<<<<

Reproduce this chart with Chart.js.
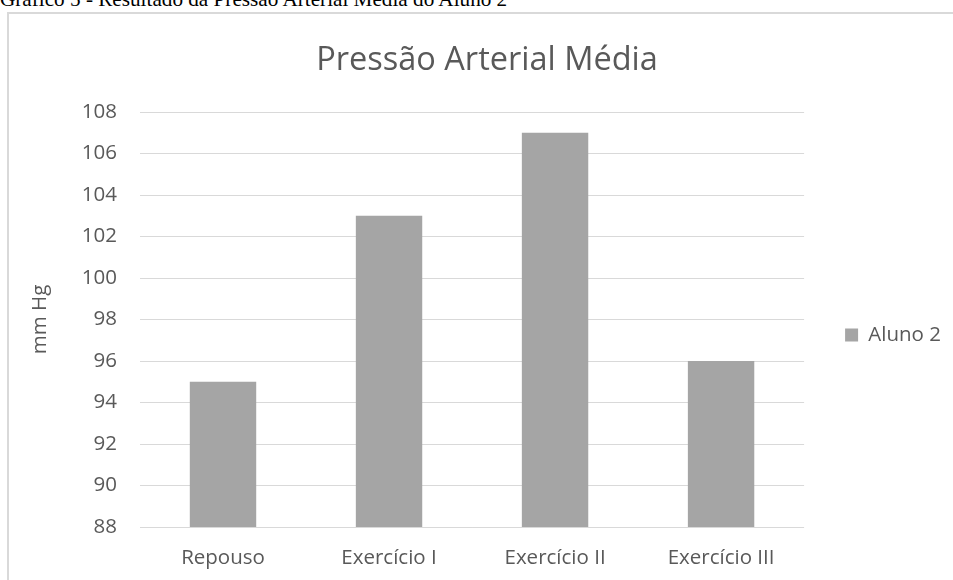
<!DOCTYPE html>
<html>
<head>
<meta charset="utf-8">
<script src="https://cdn.jsdelivr.net/npm/chart.js@4.4.0/dist/chart.umd.min.js"></script>
<style>
  html, body { margin: 0; padding: 0; background: #fff; overflow: hidden; }
  body { width: 953px; height: 580px; position: relative; }
  .caption {
    position: absolute; left: 0; top: -11px;
    font: 21.2px "Liberation Serif", "Times New Roman", serif;
    line-height: 1; color: #000; white-space: nowrap;
  }
  .frame {
    position: absolute; left: 7px; top: 12px;
    width: 944px; height: 566px;
    border-left: 2px solid #d9d9d9; border-top: 2px solid #d9d9d9;
  }
  .frame canvas { display: block; }
</style>
</head>
<body>
<div class="caption">Gráfico 5 - Resultado da Pressão Arterial Média do Aluno 2</div>
<div class="frame"><canvas id="pamChart" width="944" height="566"></canvas></div>
<script>
const categories = ['Repouso', 'Exercício I', 'Exercício II', 'Exercício III'];
const aluno2 = [95, 103, 107, 96];
const yMin = 88;
const yMax = 108;
const yStep = 2;

const textColor = '#595959';
const gridColor = '#d9d9d9';
const barColor = '#a5a5a5';
const fontFamily = '"Open Sans", sans-serif';
const tickSize = 20.5;

const ctx = document.getElementById('pamChart').getContext('2d');
new Chart(ctx, {
    type: 'bar',
    data: {
        labels: categories,
        datasets: [
            {
                label: 'Aluno 2',
                data: aluno2,
                backgroundColor: barColor,
                borderWidth: 0,
                categoryPercentage: 1,
                barPercentage: 0.4
            }
        ]
    },
    options: {
        responsive: false,
        animation: false,
        layout: { padding: { left: 14, right: 2, top: 0, bottom: 0 } },
        plugins: {
            title: {
                display: true,
                text: 'Pressão Arterial Média',
                color: textColor,
                font: { family: fontFamily, size: 32.5, weight: 'normal' },
                padding: { top: 27, bottom: 32 }
            },
            legend: {
                position: 'right',
                align: 'center',
                // empty title only pushes the entry down a bit
                title: { display: true, text: '', padding: { top: 52, bottom: 0 }, font: { size: 20 } },
                labels: {
                    color: textColor,
                    font: { family: fontFamily, size: tickSize },
                    boxWidth: 13,
                    boxHeight: 13,
                    padding: 41
                }
            },
            tooltip: { enabled: false }
        },
        scales: {
            x: {
                grid: { display: false, drawTicks: false },
                border: { display: false },
                ticks: {
                    color: textColor,
                    font: { family: fontFamily, size: tickSize },
                    padding: 19,
                    maxRotation: 0
                },
                afterFit(scale) { scale.height = 53; }
            },
            y: {
                min: yMin,
                max: yMax,
                grid: { color: gridColor, lineWidth: 1, drawTicks: false },
                border: { display: false },
                ticks: {
                    stepSize: yStep,
                    color: textColor,
                    font: { family: fontFamily, size: tickSize },
                    padding: 23
                },
                title: {
                    display: true,
                    text: 'mm Hg',
                    color: textColor,
                    font: { family: fontFamily, size: tickSize },
                    padding: { top: 5, bottom: 0 }
                },
                afterFit(scale) { scale.width = 117; }
            }
        }
    }
});
</script>
</body>
</html>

>>>>

■ Written problem:
Quote each line of the listing exactly, but leave the pictures out.

■ Result:
Reproduce this chart with Chart.js.
<!DOCTYPE html>
<html>
<head>
<meta charset="utf-8">
<script src="https://cdn.jsdelivr.net/npm/chart.js@4.4.0/dist/chart.umd.min.js"></script>
<style>
  html, body { margin: 0; padding: 0; background: #fff; overflow: hidden; }
  body { width: 953px; height: 580px; position: relative; }
  .caption {
    position: absolute; left: 0; top: -11px;
    font: 21.2px "Liberation Serif", "Times New Roman", serif;
    line-height: 1; color: #000; white-space: nowrap;
  }
  .frame {
    position: absolute; left: 7px; top: 12px;
    width: 944px; height: 566px;
    border-left: 2px solid #d9d9d9; border-top: 2px solid #d9d9d9;
  }
  .frame canvas { display: block; }
</style>
</head>
<body>
<div class="caption">Gráfico 5 - Resultado da Pressão Arterial Média do Aluno 2</div>
<div class="frame"><canvas id="pamChart" width="944" height="566"></canvas></div>
<script>
const categories = ['Repouso', 'Exercício I', 'Exercício II', 'Exercício III'];
const aluno2 = [95, 103, 107, 96];
const yMin = 88;
const yMax = 108;
const yStep = 2;

const textColor = '#595959';
const gridColor = '#d9d9d9';
const barColor = '#a5a5a5';
const fontFamily = '"Open Sans", sans-serif';
const tickSize = 20.5;

const ctx = document.getElementById('pamChart').getContext('2d');
new Chart(ctx, {
    type: 'bar',
    data: {
        labels: categories,
        datasets: [
            {
                label: 'Aluno 2',
                data: aluno2,
                backgroundColor: barColor,
                borderWidth: 0,
                categoryPercentage: 1,
                barPercentage: 0.4
            }
        ]
    },
    options: {
        responsive: false,
        animation: false,
        layout: { padding: { left: 14, right: 2, top: 0, bottom: 0 } },
        plugins: {
            title: {
                display: true,
                text: 'Pressão Arterial Média',
                color: textColor,
                font: { family: fontFamily, size: 32.5, weight: 'normal' },
                padding: { top: 27, bottom: 32 }
            },
            legend: {
                position: 'right',
                align: 'center',
                // empty title only pushes the entry down a bit
                title: { display: true, text: '', padding: { top: 52, bottom: 0 }, font: { size: 20 } },
                labels: {
                    color: textColor,
                    font: { family: fontFamily, size: tickSize },
                    boxWidth: 13,
                    boxHeight: 13,
                    padding: 41
                }
            },
            tooltip: { enabled: false }
        },
        scales: {
            x: {
                grid: { display: false, drawTicks: false },
                border: { display: false },
                ticks: {
                    color: textColor,
                    font: { family: fontFamily, size: tickSize },
                    padding: 19,
                    maxRotation: 0
                },
                afterFit(scale) { scale.height = 53; }
            },
            y: {
                min: yMin,
                max: yMax,
                grid: { color: gridColor, lineWidth: 1, drawTicks: false },
                border: { display: false },
                ticks: {
                    stepSize: yStep,
                    color: textColor,
                    font: { family: fontFamily, size: tickSize },
                    padding: 23
                },
                title: {
                    display: true,
                    text: 'mm Hg',
                    color: textColor,
                    font: { family: fontFamily, size: tickSize },
                    padding: { top: 5, bottom: 0 }
                },
                afterFit(scale) { scale.width = 117; }
            }
        }
    }
});
</script>
</body>
</html>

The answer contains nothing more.